A Happy New Year to the FSJ

Charles No Comments
Charles

It’s a busy business, an undertaker’s, at this time of the year. Jan and Feb are the popular months to die, and why wouldn’t they be? Nature imparts no vitality. The spirit ebbs with the seeping daylight.

In between the bagged bodies coming in and the boxed bodies going out there are families to see, funerals to coordinate (a flurry of phone calls), doctors dropping in to certify lifelessness and visitors in the chapel of rest contemplating it.

If that schedule leaves scraps of time for undertakers to sip a cup of coffee and dunk a grateful Rich Tea, it also gives them time to savour their latest FSJ — their Funeral Service Journal.

It can’t be easy, writing for undertakers, because there’s never much news to tell them. The FSJ’s editor, Brian Parsons, does a valiant job and tries to get his readers thinking and talking. In December’s edition he presents us with some mildly contentious issues and delights us all with a new sans serif typeface.

He shows us, as ever, photos of undertakers opening new or refurbished funeral homes, undertakers standing beside new hearses, undertakers winning training awards. A director of a coffin manufacturer celebrates 40 years’ service with a new numberplate for his car: COF 1N. A man in Australia has invented an embalming machine powered by compressed air. There are ads for coffins, cremfilm, mortuary cabinets, remembrance items and frockcoats, single and double breasted. There’s a scholarly article about biers and another describing the work of Dr W Edwards Deming, “credited with one of the most significant paradigm shirts in history.” Ah, the FSJ wouldn’t be the FSJ without its typos.

There’s a good account of a meeting of Anglican clergy and undertakers guaranteed to make any insider smile. The clergy are cross. They object to undertakers trespassing on the liturgy by passing on requests for secular readings. They object to undertakers asking families what hymns they want to sing. They object to undertakers booking a slot at the crem without consulting them, planning the printed order of service and using retired clergy in favour of the incumbent.

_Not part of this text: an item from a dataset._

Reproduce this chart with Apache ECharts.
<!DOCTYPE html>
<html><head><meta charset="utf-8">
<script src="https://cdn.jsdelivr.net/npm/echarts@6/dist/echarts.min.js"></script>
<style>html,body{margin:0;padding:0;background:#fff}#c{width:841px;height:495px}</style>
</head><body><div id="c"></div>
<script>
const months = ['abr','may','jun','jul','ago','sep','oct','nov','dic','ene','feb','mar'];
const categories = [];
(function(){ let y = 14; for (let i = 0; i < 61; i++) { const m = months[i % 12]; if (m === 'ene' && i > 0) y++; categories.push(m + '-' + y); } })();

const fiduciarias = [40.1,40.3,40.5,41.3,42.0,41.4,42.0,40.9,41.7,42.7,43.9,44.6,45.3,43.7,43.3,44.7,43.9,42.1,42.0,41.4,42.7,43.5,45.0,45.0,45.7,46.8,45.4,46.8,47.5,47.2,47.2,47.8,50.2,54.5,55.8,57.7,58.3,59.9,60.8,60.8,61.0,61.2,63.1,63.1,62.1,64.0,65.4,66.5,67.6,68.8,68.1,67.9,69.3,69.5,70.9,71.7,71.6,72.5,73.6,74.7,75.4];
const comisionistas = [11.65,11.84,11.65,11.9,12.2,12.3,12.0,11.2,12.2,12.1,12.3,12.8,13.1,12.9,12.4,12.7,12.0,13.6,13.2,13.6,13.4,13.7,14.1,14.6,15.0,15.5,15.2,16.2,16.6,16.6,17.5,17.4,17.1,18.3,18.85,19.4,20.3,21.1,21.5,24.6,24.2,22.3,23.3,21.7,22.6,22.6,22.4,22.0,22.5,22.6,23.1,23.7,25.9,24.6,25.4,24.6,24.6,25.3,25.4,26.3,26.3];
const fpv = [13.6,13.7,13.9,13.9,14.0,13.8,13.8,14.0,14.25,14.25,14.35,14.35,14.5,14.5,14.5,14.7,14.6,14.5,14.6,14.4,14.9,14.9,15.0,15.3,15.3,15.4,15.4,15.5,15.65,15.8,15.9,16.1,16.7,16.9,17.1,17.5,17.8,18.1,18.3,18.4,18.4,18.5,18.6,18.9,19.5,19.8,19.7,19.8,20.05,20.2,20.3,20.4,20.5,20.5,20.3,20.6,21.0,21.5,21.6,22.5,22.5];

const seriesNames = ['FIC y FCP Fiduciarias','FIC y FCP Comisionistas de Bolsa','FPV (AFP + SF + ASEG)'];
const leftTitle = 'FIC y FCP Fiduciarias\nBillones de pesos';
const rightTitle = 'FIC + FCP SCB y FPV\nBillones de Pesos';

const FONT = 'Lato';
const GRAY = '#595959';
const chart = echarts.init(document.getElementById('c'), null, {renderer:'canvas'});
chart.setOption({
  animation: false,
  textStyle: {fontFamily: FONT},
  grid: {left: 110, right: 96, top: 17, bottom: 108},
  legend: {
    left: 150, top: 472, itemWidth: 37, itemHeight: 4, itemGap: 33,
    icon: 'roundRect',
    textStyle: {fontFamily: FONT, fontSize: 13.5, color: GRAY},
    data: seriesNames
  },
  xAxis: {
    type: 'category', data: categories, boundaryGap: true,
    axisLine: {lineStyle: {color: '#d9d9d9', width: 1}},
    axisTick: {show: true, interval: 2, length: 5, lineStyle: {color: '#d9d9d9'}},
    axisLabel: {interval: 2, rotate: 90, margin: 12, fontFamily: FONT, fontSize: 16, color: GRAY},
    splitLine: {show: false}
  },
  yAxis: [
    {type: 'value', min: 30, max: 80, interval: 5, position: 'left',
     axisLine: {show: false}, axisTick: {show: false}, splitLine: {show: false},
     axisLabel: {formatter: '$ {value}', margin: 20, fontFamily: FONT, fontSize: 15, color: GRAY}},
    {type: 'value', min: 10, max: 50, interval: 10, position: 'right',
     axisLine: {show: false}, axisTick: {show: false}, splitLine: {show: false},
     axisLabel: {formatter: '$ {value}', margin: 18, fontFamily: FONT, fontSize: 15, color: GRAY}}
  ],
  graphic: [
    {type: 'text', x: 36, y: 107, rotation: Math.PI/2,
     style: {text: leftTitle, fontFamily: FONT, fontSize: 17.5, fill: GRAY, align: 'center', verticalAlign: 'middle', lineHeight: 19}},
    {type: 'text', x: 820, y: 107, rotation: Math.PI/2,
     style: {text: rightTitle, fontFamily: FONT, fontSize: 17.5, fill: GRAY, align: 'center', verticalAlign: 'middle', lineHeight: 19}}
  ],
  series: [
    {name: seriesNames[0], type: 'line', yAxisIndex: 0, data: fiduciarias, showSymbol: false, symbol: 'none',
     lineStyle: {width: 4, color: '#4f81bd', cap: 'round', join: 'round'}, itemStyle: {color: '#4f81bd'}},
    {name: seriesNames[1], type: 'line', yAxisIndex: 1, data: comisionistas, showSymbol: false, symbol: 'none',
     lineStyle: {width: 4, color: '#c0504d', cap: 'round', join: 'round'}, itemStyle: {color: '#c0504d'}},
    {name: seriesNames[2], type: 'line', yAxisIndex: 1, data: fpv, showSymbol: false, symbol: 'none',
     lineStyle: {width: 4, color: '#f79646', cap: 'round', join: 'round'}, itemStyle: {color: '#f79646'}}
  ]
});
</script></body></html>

Of course, the clergy are quite right. The funeral itself is none of a funeral director’s business. They are also quite wrong because a funeral can only happen if hearse, crematorium, organist, service sheets and officiant synchronise. Even the dead must meet deadlines. The person responsible for achieving that complex coincidence is the funeral director. If the officiant isn’t answering his or her phone, a funeral director is quite rightly (and urgently) going to find someone who will. Where requested hymns and readings are concerned, the funeral director is only acting as the agent of the family.

As a celebrant, I am always pleased to know what a family wants. It’s good to know that they have started thinking about the funeral, because time is short. If they subsequently change their mind, that’s not a problem. Funeral directors are always open to the charge of being control freaks, but almost always in a good cause. Compared with what I do, I’d describe much of their work as drudgery and I am extremely grateful to them for doing it. Only once has a funeral director tried to influence one of my ceremonies, and even then only for good, if misguided, motives.

The editor of the FSJ invites his readers to write in and say if there ought to be a code of practice between clergy and funeral directors. I’d like to think he includes secular celebrants, too. My suspicion is that not many will, but I hope I shall be proved wrong.

We all have to be ready to jump when the funeral director rings; it’s the nature of the business. The clergy will not reclaim funerals with displays of pettish self importance.

I am looking forward to another year of FSJs. I wish Brian Parsons and his journal the compliments of the season — and all readers of this blog, too.